Intraday vol breakdown + Intraday post (14/May)
Speed profile with intraday vol breakdown
Weekly post is here.
CPI preview and review is posted here below the paywall.
After tariff relief, many strategists cut recession odds and turned bullish, forecasting only modest corrections, a broad consensus of a ~10 % rebound by end-2025, warning investors “don’t buy the hype” of deeper sell-offs.
However, lingering risks in trade-war dynamics is still there, despite the rally, meaning that any failure to extend or honor the pause, and if the Fed mishandles rate-cut expectations, can trigger sharp, even bigger reversal.
QT regime along with maturing balance‐sheet roll‐offs pull liquidity out, there’s far less dry powder to absorb shocks. Also note, that we’re hitting the five‐year milestone of debt and equity refinancings, and the resulting cash‐scarcity is a major hidden vulnerability.
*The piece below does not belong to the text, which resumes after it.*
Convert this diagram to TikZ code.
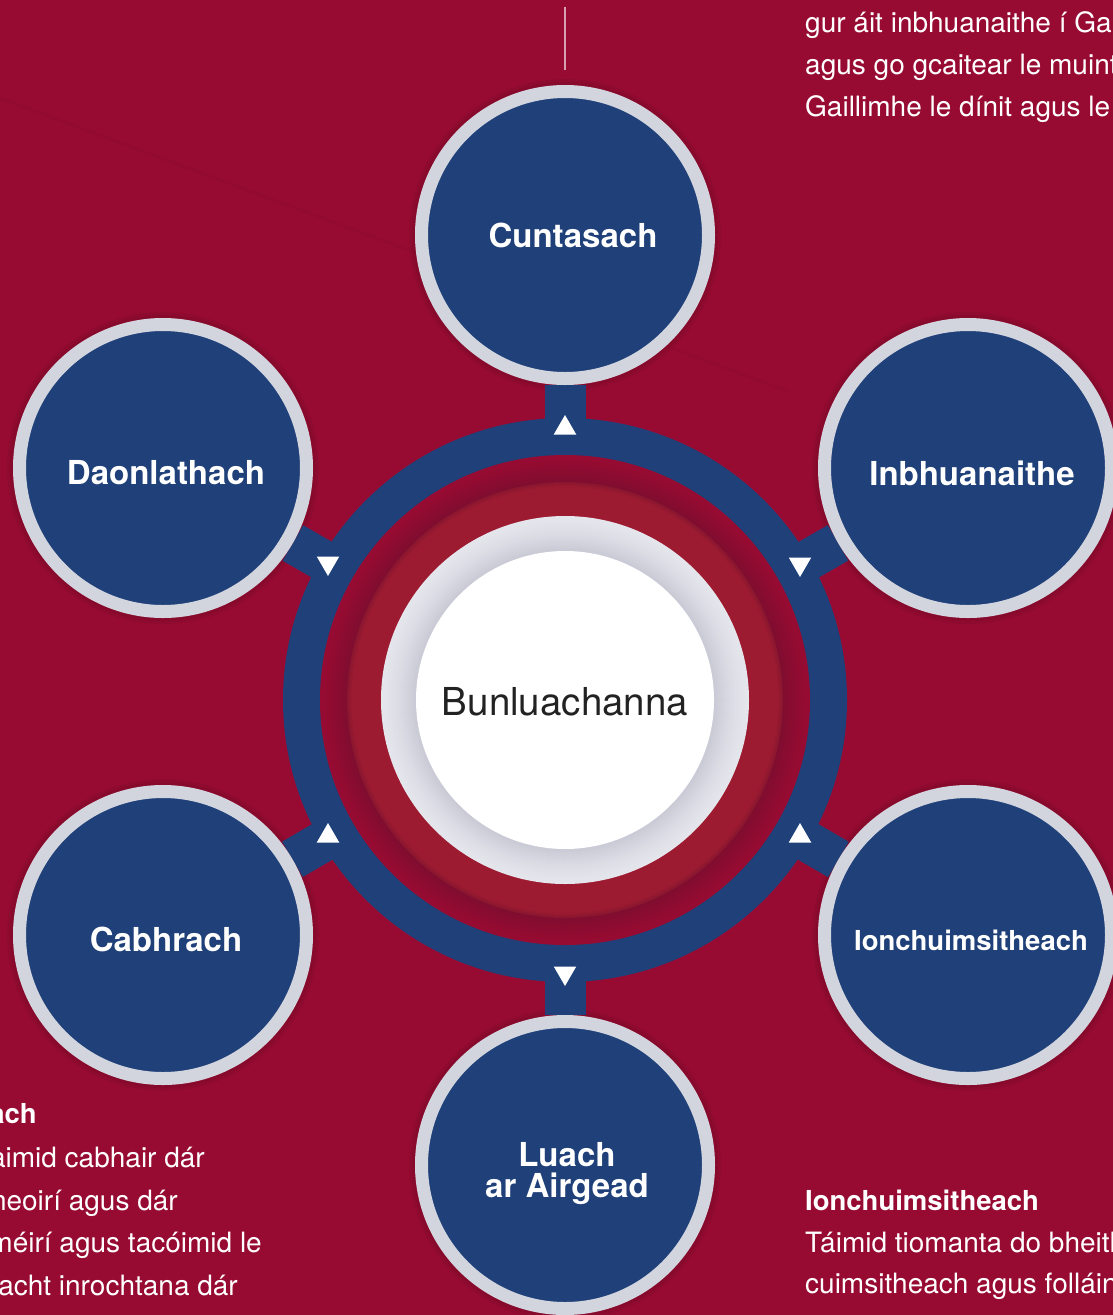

You have to understand that structural forces fundamentally determine the distribution and risk premia. This is why it is important to assign a narrative to this current short vol-driven relief-rally.
Stagflation is masked now, sentiment-wise. Market misprices the current state, and the risk of the looming bear market.
As you already know, I expect May OpEx to be supportive, especially now as SPX is trading above the key levels while volatility is keep grinding lower.
I see the OpEx as the possible peak. Heavy reliance on T-bills means rollover risk is rising, putting upward pressure on yields and downward on asset prices if new buyers don’t step up.
But I will wait for the signal of the model to go above 80% probability. No rush to short.